In the entries below, find every line holding the string "this" and collect it.

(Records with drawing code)

==================================================

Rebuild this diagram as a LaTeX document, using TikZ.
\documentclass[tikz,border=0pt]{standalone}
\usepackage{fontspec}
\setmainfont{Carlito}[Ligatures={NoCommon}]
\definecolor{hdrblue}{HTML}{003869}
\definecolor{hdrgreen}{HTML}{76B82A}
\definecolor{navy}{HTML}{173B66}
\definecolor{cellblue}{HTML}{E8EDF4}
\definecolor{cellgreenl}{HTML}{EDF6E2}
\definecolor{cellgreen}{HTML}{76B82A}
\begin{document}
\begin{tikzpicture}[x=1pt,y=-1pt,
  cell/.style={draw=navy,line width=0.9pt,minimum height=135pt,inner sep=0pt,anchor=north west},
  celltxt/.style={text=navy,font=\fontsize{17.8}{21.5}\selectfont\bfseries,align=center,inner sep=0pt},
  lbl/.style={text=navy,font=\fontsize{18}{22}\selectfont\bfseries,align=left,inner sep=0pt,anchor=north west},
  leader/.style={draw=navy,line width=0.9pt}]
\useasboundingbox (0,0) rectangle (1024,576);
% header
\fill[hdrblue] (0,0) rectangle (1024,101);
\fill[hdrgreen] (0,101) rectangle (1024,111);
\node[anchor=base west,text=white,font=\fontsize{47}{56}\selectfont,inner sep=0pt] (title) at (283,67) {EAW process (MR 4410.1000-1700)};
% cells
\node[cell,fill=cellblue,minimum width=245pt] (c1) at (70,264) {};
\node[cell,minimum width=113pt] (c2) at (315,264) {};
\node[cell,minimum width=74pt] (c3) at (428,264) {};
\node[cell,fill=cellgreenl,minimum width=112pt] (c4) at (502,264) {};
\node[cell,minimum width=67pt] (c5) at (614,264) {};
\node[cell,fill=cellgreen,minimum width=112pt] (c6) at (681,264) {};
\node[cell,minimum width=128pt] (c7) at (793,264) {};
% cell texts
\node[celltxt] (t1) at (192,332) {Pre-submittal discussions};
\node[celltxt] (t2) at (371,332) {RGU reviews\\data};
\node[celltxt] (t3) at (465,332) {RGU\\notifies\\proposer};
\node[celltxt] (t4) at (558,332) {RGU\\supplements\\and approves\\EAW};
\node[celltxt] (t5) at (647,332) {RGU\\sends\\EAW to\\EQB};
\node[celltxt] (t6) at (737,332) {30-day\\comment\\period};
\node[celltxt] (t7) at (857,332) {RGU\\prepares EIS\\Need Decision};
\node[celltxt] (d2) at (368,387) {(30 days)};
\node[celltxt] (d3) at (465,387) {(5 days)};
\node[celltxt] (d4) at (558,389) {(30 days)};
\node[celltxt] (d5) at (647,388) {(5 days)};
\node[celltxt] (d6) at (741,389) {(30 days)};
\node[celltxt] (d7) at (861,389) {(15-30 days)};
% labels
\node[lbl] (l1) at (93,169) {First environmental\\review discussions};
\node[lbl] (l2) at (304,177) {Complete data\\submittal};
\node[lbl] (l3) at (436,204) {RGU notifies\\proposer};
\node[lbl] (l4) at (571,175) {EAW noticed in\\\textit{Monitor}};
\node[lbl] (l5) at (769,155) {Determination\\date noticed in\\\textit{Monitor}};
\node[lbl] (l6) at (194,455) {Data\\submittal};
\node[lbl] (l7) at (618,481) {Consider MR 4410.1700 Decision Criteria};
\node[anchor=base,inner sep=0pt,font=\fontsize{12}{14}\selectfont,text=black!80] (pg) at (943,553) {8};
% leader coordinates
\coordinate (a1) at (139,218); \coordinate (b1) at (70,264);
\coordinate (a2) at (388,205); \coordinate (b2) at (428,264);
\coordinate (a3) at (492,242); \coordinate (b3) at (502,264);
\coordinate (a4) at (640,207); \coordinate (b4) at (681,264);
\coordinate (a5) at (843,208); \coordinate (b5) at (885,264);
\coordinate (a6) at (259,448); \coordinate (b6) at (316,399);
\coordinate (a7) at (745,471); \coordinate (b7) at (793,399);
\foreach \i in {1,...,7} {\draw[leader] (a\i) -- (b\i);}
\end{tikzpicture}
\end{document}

==================================================

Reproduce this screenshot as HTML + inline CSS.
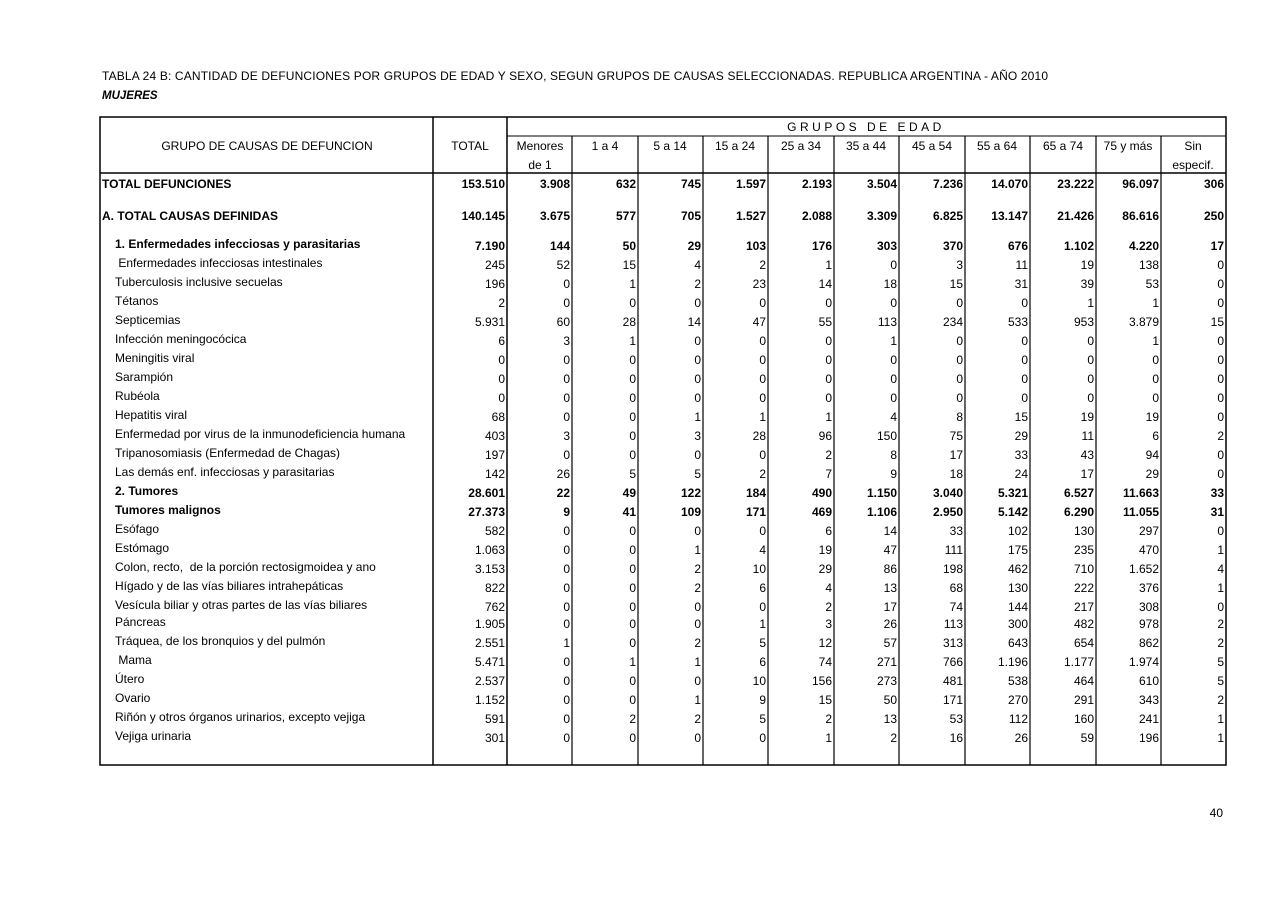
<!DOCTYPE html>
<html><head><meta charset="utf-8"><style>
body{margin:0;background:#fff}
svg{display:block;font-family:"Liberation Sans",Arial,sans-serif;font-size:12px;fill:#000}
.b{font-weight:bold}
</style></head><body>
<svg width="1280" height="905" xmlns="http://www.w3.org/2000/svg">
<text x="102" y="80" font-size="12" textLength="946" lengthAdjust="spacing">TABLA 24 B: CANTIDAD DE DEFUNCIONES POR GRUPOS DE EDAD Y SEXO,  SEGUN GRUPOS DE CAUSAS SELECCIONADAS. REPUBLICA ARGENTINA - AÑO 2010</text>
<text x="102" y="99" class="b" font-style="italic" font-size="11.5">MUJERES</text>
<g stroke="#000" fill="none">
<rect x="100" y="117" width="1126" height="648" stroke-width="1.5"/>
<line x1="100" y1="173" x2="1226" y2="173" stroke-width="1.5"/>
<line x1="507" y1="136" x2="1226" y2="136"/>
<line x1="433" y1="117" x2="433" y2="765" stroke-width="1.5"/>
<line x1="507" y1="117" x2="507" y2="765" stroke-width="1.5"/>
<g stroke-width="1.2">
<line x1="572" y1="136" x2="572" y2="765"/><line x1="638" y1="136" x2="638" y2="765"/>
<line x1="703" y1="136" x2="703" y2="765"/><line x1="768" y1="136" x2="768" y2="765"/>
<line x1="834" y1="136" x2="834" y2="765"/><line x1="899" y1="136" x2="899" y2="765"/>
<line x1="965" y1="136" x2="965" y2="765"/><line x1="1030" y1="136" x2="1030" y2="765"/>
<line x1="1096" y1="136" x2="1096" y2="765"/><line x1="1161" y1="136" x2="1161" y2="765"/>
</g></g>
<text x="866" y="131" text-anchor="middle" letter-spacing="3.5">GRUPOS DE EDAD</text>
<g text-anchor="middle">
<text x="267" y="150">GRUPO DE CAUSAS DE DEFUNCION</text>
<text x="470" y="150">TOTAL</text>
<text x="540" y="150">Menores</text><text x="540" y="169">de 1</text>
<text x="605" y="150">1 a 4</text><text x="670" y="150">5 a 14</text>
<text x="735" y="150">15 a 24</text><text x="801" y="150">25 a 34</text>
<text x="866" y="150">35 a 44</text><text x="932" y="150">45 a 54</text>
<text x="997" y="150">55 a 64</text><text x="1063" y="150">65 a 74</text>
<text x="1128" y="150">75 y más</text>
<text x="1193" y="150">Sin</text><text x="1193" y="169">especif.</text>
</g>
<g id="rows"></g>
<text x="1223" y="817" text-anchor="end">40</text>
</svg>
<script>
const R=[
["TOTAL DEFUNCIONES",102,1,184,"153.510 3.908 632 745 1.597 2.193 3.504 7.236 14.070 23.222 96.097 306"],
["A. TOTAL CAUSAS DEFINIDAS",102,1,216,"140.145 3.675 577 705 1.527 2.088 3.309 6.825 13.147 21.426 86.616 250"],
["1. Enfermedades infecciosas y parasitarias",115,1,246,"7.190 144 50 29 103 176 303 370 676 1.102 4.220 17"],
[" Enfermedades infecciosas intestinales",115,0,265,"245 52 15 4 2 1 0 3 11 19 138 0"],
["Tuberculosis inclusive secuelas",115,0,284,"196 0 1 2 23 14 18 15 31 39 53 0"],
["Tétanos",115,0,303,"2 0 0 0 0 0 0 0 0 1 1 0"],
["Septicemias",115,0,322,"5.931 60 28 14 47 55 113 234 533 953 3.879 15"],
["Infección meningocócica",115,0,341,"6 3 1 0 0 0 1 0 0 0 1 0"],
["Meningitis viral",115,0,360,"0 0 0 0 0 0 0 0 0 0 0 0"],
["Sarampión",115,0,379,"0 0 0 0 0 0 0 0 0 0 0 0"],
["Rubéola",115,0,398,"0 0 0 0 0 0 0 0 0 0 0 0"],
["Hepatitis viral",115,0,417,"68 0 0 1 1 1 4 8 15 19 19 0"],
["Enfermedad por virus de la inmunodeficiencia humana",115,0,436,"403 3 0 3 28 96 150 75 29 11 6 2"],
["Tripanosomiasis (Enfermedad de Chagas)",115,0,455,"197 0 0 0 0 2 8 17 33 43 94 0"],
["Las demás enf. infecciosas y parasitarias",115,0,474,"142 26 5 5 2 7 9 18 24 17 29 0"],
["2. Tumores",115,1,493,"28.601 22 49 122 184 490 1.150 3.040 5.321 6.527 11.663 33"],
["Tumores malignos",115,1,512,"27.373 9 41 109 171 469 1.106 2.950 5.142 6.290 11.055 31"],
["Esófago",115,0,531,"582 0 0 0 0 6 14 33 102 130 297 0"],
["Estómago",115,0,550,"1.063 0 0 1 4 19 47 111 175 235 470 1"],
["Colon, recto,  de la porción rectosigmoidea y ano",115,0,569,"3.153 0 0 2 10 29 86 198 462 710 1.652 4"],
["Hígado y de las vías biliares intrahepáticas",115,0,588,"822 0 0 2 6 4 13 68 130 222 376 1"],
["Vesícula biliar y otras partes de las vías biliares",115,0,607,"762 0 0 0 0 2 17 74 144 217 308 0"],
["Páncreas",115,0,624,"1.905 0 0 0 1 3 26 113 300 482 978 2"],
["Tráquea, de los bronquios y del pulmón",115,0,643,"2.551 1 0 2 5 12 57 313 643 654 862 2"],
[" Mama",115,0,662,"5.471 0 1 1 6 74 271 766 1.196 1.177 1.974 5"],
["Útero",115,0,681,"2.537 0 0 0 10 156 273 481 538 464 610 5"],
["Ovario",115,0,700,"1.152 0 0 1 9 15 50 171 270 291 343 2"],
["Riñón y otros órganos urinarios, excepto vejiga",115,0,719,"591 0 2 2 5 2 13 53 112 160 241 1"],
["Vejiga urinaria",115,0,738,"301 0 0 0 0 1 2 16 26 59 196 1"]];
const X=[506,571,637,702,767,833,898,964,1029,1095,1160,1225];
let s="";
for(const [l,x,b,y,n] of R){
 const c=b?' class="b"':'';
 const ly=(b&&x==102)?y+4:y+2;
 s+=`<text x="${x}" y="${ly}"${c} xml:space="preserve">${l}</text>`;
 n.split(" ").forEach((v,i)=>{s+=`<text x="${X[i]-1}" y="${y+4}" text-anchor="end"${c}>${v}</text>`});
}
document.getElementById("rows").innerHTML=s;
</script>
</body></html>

==================================================

• [Result of the task]:
Rebuild this diagram as a LaTeX document, using TikZ.
Reproduce this screenshot as HTML + inline CSS.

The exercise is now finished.